The privately held firm wouldn’t say exactly how much that adds up to on its own ledgers, but maintains its annual revenue is in the same ballpark as the $75 million figure given to SFGate last year.
“I wouldn’t necessarily want to send an incredible mass of people to come to Second Life today,” he explains further. “Many of them would have the same opinion they had a year ago … It’s very easy for someone who would be an ideal user for our product to come in and end [up] in the wrong place and get a negative experience.”
“We’re going to spend a ton of energy in the coming years on a next-gen platform,” Altberg says. “That’s a big project that we’ve kicked off since I came on board.”
“How do people interact with the world from their phone, from their pad, from their PC and from their Oculus? All of that we’re solving from the ground up with this new code base,”
“We’re building the next-generation platform for hundreds of millions of people; not for millions of people,”
“Would you rather have a really deep and broad product that enables a ton of stuff, and it can only attract 50 million people,” he asks, “or do you want a really dumb product that can attract 800 million people? Or a billion people? You have to choose, sort of.”
“I feel like we’re in a very good place,” Altberg says. “We are the most experienced when it comes to this stuff.
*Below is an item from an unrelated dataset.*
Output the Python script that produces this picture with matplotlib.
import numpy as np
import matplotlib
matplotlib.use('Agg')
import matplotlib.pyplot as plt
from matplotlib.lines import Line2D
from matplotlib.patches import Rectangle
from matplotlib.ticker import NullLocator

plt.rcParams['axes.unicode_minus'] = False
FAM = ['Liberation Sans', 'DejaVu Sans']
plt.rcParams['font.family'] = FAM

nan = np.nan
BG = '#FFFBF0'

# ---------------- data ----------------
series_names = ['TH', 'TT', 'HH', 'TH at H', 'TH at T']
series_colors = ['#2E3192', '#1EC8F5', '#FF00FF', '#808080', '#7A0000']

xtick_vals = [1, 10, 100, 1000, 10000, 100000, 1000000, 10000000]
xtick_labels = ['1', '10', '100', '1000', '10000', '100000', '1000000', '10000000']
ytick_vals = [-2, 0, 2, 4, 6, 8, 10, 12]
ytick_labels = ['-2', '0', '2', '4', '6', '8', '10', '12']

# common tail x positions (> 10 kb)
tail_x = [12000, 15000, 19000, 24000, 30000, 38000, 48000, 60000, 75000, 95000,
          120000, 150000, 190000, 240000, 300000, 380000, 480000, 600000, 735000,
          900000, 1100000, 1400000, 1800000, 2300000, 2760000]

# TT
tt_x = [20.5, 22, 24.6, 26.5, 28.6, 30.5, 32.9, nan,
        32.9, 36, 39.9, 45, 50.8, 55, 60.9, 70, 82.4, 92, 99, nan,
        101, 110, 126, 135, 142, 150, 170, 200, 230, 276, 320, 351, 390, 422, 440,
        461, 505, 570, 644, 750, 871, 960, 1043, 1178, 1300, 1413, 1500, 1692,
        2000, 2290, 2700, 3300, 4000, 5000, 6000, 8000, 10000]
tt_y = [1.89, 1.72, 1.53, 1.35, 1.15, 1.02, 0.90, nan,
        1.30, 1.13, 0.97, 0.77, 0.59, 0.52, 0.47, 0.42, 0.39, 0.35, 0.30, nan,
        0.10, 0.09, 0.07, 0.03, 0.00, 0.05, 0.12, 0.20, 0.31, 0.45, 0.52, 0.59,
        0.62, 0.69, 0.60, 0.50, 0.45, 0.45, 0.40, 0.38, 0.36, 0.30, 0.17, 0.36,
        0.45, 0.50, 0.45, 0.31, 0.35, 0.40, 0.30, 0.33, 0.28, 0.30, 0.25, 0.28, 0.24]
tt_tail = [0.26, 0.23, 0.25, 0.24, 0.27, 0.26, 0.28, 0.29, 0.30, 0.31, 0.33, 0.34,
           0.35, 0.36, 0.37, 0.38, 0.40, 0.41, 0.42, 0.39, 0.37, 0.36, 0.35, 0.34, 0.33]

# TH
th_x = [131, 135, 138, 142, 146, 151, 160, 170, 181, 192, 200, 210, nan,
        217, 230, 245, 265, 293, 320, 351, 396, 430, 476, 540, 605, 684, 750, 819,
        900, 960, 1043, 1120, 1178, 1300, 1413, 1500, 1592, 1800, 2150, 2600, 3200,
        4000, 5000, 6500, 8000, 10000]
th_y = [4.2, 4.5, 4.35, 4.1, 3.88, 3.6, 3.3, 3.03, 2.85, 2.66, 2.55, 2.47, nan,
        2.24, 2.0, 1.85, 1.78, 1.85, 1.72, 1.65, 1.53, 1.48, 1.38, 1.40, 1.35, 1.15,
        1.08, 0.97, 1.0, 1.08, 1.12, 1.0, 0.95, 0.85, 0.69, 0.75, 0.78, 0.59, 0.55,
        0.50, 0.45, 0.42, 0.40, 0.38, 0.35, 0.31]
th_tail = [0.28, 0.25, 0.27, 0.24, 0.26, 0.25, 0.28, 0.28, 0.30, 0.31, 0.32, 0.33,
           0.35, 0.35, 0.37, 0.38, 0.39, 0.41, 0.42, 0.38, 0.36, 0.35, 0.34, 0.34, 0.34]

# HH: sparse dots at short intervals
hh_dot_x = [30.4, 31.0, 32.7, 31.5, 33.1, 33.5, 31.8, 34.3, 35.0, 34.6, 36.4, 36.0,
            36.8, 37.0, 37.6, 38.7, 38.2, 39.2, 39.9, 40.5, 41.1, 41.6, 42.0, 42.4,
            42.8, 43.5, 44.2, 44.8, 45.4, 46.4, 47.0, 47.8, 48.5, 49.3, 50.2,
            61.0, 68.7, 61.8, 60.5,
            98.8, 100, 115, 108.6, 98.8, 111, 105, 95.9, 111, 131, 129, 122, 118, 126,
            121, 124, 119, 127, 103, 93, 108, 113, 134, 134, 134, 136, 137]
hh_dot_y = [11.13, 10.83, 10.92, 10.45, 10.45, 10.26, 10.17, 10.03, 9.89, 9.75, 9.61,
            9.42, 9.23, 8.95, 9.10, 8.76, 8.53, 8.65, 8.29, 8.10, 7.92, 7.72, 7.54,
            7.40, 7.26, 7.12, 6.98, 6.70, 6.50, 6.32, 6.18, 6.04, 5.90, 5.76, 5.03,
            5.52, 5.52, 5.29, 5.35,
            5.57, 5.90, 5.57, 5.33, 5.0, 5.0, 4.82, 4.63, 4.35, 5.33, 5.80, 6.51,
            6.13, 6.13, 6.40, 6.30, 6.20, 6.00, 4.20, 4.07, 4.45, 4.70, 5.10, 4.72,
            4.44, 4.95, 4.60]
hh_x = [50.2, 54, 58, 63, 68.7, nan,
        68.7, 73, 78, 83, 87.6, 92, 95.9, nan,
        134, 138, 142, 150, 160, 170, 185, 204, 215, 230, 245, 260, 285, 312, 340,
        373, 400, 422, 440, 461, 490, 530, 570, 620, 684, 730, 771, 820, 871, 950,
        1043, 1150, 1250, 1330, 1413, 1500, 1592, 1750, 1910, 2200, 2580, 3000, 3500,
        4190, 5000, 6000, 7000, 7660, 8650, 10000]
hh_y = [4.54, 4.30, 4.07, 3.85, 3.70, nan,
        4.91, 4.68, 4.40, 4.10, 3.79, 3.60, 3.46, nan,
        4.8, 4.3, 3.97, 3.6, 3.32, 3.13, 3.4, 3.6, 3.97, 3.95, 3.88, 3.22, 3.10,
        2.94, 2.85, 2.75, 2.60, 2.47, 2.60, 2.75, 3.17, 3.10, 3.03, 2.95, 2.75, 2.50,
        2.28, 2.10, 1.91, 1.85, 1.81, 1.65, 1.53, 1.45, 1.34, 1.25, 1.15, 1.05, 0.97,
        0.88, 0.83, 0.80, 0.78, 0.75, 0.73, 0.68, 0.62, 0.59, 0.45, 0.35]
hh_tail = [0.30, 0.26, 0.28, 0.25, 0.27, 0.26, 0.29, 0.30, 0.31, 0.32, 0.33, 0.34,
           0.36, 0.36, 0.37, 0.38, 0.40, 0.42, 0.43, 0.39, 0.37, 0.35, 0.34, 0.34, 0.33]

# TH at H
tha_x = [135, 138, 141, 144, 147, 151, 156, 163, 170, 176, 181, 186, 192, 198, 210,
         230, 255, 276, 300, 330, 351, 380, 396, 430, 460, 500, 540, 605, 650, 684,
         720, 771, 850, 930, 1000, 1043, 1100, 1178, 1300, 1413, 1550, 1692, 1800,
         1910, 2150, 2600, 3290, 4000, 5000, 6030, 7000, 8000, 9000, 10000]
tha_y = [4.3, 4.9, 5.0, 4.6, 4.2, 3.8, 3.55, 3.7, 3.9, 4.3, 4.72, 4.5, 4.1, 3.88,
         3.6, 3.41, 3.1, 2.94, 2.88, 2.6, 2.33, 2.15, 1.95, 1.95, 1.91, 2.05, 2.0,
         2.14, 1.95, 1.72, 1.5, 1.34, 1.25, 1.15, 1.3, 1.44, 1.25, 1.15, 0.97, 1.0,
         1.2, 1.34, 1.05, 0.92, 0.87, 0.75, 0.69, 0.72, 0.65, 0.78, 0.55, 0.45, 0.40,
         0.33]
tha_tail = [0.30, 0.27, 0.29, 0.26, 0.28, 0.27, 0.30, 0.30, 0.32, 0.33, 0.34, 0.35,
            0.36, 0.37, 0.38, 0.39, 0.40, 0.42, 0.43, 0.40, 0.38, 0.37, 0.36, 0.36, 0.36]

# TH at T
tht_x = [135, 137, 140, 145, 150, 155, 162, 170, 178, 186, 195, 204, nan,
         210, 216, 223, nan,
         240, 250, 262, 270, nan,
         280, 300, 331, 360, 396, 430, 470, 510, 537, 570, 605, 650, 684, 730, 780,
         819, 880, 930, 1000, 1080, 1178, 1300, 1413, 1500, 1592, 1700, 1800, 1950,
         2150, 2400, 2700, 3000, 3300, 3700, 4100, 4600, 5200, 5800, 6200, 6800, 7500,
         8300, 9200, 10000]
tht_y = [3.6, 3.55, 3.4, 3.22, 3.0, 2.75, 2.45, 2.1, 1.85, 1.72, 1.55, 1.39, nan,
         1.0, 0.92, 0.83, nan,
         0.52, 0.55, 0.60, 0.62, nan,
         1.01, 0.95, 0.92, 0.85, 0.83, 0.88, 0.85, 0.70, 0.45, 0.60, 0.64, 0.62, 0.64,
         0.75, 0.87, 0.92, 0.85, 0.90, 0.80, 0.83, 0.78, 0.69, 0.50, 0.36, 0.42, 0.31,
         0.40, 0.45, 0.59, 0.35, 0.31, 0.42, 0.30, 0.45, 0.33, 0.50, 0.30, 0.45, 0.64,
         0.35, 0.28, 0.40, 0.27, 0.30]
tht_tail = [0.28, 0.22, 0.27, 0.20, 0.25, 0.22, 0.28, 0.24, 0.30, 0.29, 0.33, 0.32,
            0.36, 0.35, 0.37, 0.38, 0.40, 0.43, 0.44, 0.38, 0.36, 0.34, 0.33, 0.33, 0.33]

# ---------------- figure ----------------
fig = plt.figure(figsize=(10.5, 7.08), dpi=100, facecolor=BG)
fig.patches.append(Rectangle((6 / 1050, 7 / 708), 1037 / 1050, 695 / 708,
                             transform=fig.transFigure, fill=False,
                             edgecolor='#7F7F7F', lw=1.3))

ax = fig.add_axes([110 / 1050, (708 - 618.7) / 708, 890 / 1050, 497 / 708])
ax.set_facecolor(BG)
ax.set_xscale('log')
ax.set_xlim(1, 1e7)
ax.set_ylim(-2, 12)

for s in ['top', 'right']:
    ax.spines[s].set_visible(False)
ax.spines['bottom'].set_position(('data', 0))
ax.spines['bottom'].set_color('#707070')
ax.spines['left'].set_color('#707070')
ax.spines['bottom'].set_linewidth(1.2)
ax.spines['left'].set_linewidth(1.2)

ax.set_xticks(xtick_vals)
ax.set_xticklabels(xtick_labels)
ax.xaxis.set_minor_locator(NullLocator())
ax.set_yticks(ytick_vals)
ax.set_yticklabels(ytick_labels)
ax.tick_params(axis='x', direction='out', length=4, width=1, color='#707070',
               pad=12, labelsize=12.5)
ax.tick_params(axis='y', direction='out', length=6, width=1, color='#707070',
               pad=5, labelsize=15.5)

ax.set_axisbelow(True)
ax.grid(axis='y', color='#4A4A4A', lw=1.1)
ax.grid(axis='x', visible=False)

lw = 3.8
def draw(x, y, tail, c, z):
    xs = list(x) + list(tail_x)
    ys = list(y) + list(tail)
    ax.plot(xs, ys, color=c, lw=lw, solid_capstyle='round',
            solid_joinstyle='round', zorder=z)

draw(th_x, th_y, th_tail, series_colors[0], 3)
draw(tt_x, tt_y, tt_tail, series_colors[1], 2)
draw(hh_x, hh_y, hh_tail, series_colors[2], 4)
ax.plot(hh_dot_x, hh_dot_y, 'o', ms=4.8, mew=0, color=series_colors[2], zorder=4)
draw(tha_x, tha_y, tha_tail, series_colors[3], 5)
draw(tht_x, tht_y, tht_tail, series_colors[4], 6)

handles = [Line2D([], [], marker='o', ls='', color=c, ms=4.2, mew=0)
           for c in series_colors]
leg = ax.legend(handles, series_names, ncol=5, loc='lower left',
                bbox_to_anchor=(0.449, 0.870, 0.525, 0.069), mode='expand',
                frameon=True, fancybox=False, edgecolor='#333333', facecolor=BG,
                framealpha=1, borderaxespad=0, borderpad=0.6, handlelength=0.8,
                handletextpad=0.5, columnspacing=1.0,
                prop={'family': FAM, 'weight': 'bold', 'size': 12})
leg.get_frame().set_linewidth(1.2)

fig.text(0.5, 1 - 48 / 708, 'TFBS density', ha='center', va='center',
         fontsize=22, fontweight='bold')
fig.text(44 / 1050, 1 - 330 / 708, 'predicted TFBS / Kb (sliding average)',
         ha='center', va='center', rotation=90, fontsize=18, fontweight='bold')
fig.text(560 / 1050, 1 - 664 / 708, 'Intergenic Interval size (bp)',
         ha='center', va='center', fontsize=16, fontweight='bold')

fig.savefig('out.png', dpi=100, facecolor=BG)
We’re bullish; we’re investing; and all the things that are happening around us with Oculus and the market getting excited about these things again [are] great for us. It’ll make it easier for us to attract talent.”
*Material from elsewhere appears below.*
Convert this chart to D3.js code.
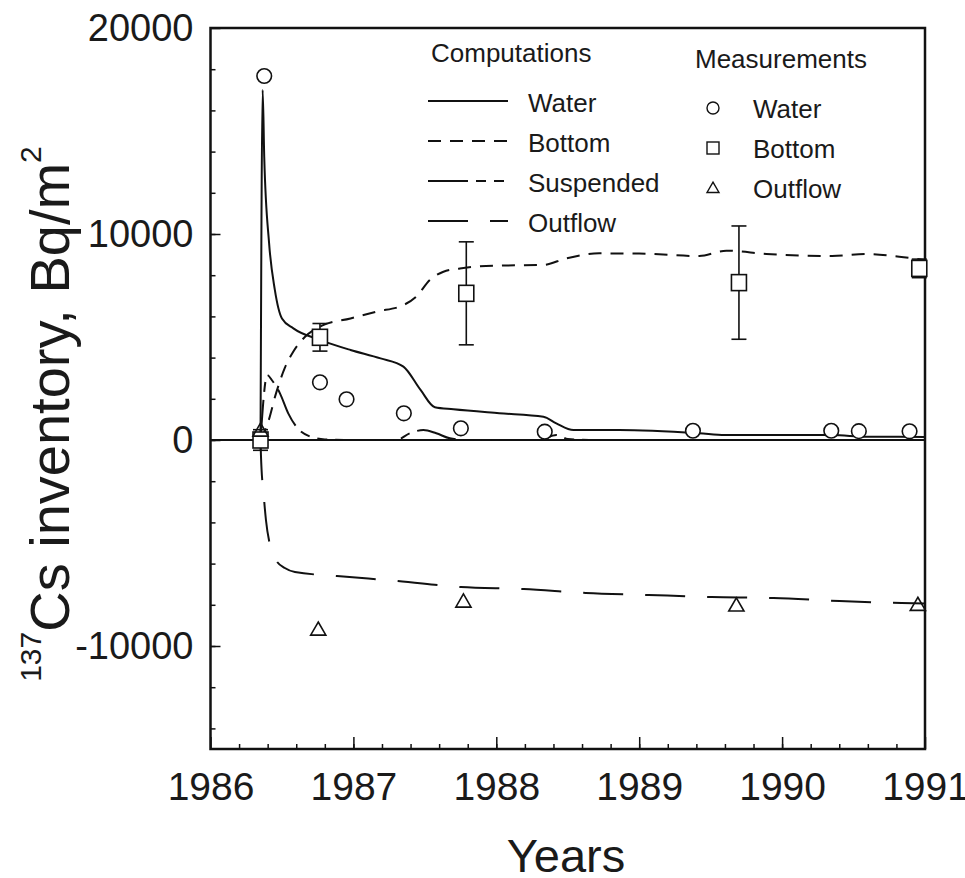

You can read the interview here:
I thought you’d like the last quote the most, but left out above… 🙂
…”If we can empower creators to create incredible things,” he says, “they, in aggregate, will acquire hundreds of millions of people.”
Jo Yardley said:
Ha true, I was tempted but got to leave something for the people who go and read the official page!
Mind you, to get even better quotes, its probably best if I interview you myself! 🙂
I second that! Maybe a “Ebbe Minute” every podcast? With some nice quotable soundbites????
Jo Yardley said:
There is a free glass of virtual lukewarm beer in it for you Ebbe.
Carl Henderson said:
I appreciate it when people reblog stuff and bring it to my attention. So please keep it up!
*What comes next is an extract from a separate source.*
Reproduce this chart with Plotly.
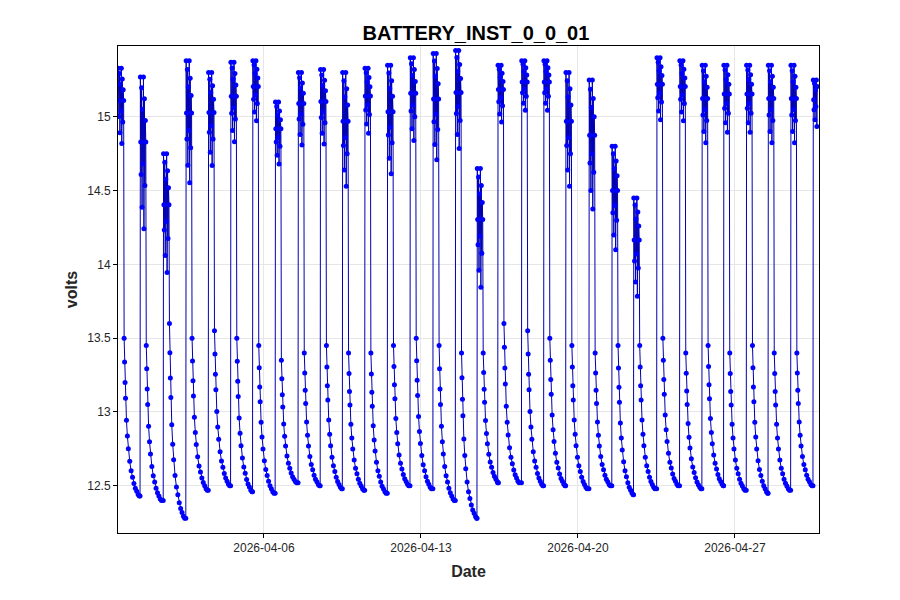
import plotly.graph_objects as go
import pandas as pd

# Daily cycle readings
day_start = pd.Timestamp("2026-03-30 12:00")
n_days = 32
rise_hour = [11.8,11.5,12.3,12.5,12.5,12.4,11.9,12.1,12.6,12.3,12.0,11.9,12.1,12.4,12.9,12.9,12.1,10.3,11.7,11.4,11.0,11.9,12.4,11.6,12.4,12.9,12.8,12.0,12.3,11.6,11.8,11.7]
peak_v    = [15.33,15.27,14.75,15.38,15.30,15.37,15.38,15.10,15.30,15.32,15.30,15.33,15.35,15.40,15.43,15.45,14.65,15.35,15.38,15.38,15.30,15.25,14.80,14.45,15.40,15.38,15.35,15.35,15.35,15.35,15.35,15.25]
osc_low   = [14.6,13.8,13.6,14.2,14.4,14.6,14.8,14.5,14.6,14.6,14.2,14.7,14.3,14.6,14.4,14.5,13.5,14.8,14.9,14.9,14.2,14.0,13.8,13.5,14.8,14.8,14.6,14.7,14.7,14.6,14.6,14.8]
eve_v     = [13.50,13.45,13.60,13.50,13.55,13.50,13.45,13.35,13.40,13.45,13.40,13.40,13.45,13.50,13.45,13.40,13.40,13.60,13.55,13.50,13.45,13.40,13.45,13.45,13.50,13.40,13.45,13.40,13.45,13.40,13.40,13.40]
min_v     = [12.48,12.43,12.40,12.28,12.47,12.50,12.46,12.45,12.52,12.50,12.48,12.47,12.45,12.50,12.48,12.40,12.28,12.52,12.52,12.50,12.50,12.48,12.50,12.44,12.48,12.50,12.48,12.50,12.47,12.45,12.47,12.50]
high_hours = [0.2,0.6,1.0,1.5,2.0,2.5,3.0,3.5,4.0,4.5,5.0,5.5,6.0]
high_frac  = [1.0,0.7,0.55,0.95,0.4,0.85,0.6,1.0,0.3,0.9,0.5,0.8,0.7]
decay_hours = [6.5,7.0,7.5,8.0,9.0,10.0,11.0,12.5,14.0,15.5,17.0,18.5,20.0,21.5,22.8]
decay_frac  = [1.0,0.85,0.72,0.62,0.48,0.38,0.30,0.22,0.16,0.12,0.08,0.05,0.03,0.01,0.0]

times, volts = [], []
end = pd.Timestamp("2026-04-30 16:30")
for d in range(n_days):
    t0 = day_start.normalize() + pd.Timedelta(days=d) + pd.Timedelta(hours=rise_hour[d])
    if d > 0:
        times.append(t0 - pd.Timedelta(minutes=10)); volts.append(min_v[d])
    for h, f in zip(high_hours, high_frac):
        times.append(t0 + pd.Timedelta(hours=h)); volts.append(osc_low[d] + f * (peak_v[d] - osc_low[d]))
    nxt = min_v[(d + 1) % n_days]
    for h, f in zip(decay_hours, decay_frac):
        times.append(t0 + pd.Timedelta(hours=h)); volts.append(nxt + f * (eve_v[d] - nxt))
keep = [i for i, t in enumerate(times) if t <= end]
times = [times[i] for i in keep]
volts = [volts[i] for i in keep]

fig = go.Figure(go.Scatter(x=times, y=volts, mode="lines+markers",
    line=dict(color="#0000b0", width=1), marker=dict(color="#0000ff", size=5)))
ax = dict(showline=True, linecolor="black", mirror=True, showgrid=True, gridcolor="#e6e6e6",
          ticks="outside", tickcolor="black", ticklen=4, zeroline=False, automargin=False,
          tickfont=dict(family="Arial", size=12, color="#262626"))
fig.update_layout(
    width=900, height=600, plot_bgcolor="white", paper_bgcolor="white", showlegend=False,
    margin=dict(l=110, r=89, t=38, b=75),
    title=dict(text="<b>BATTERY_INST_0_0_01</b>", x=0.52, y=0.958, yanchor="middle", font=dict(family="Arial", size=20, color="black")),
    xaxis=dict(ax, range=["2026-03-30 11:45", "2026-04-30 18:00"],
               tickvals=["2026-04-06", "2026-04-13", "2026-04-20", "2026-04-27"],
               ticktext=["2026-04-06", "2026-04-13", "2026-04-20", "2026-04-27"],
               title=dict(text="<b>Date</b>", standoff=11, font=dict(family="Arial", size=16, color="#262626"))),
    yaxis=dict(ax, range=[12.18, 15.48], tickvals=[12.5, 13, 13.5, 14, 14.5, 15],
               ticktext=["12.5", "13", "13.5", "14", "14.5", "15"],
               title=dict(text="<b>volts</b>", standoff=5, font=dict(family="Arial", size=16, color="#262626"))),
)
fig.write_html("out.html")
Gee, I could tell any moron, “Hey, I’m building a brand new, FASTER car that will be BETTER than the old car. Now I COULD make it go 10,000mph or I COULD make it go just 1,000mph with a sun roof and bluetooth speakers. But please, please don’t even SUGGEST that the car might not even be able to make it out of the garage.”
Dahlia Jayaram said:
Hello Jo. Thanks so much for posting here on you blog what you find out and about regarding Second Life. I don’t have Twitter, so I value your web postings.
I know planning is still ongoing and that many decisions are still undecided and possibly not even considered at this time, but I was wondering if you have yet to come across any discussion(s) about the inworld geography of the soon-to-be-new SL2.0? Such as, will all the mainland continents remain the same as they are now, but start out new, empty and unpopulated, ripe for land grabs on a first-come-first-served basis? Or will there be a whole new world of completely different continents? Perhaps all the mainland continents will be actually connected this time and not have some placed separately on the map as stand-alone continents that can’t be traveled to by vehicles (instead, as is now the case, requiring teleporting from one continent to another).
Might there be a separation of continents for adult-oriented activities, possibly also for another new teen continent again, or even other similar access separations based on content, such perhaps something dedicated only for educational organizations that would then make use of additional portals to access the greater SL world?
Will existing tier-paying mainland residents and privately owned sim owners get to transfer their land and property rights over in-tact as-is to the new world at the same existing levels, or perhaps “grandfathered in” at current price rates and prim allowances if new terms are created in the new world?
Are there any building tools content creators should start weaning themselves off of or start taking time to learn? (such as less old-style layered clothing development in favour of learning the Blender application (or not), or learning more about “fitted mesh” (or something newer, better suited to what might be implemented for the SL2.0 world).
And by the way, whatever happened to the TOS discussions? Did Linden Lab lawyers ever stop dragging their feet and revise the legal terms to indicate that the Lab doesn’t have complete rights over everything users create inworld? Did I miss some conclusion to that debate? I don’t believe I’ve had to re-agree on an updated TOS since that debate arose last year.
Thanks for keeping an eye out for all of us, Jo!
Best, Dahlia Jayaram
Jo Yardley said:
The ToS is being worked on although it is taking a long time.
It seems like the main issue is that a bunch of lawyers created the new ToS and used a lot of legal talk mumbo jumbo.
Still, we’ll have to see what the new one will look like.
Dahlia Jayaram said:
The ToS must be waaaaay back on the burner! I wonder how much work is actually being done on it. I hope the lawyers aren’t being paid by the day (or perhaps LL is saving their money by not requesting any work to be done on it in the first place). Linden style in the past has been to simply drag their feet on issues brought up by residents and rarely respond—if at all—for periods of time so long that everyone either forgets while getting side-tracked on other issues (or life), or simply give up on pursuing the issues any longer when it becomes obvious that the Lab is going to do whatever they want to anyway. Watching these past few months tick away on the ToS issue gives me this same feeling, despite the early-on acknowledgement by Ebbe that the Lab is (was) willing to continue the dialog (not sure how much that has happened recently) and explore how to write the language so it is more agreeable to resident content creators. Note to Ebbe: if you’re short-staffed due to other more important projects, I’m sure there would be plenty of residents willing to help move the ball forward by writing the ToS for the Lab!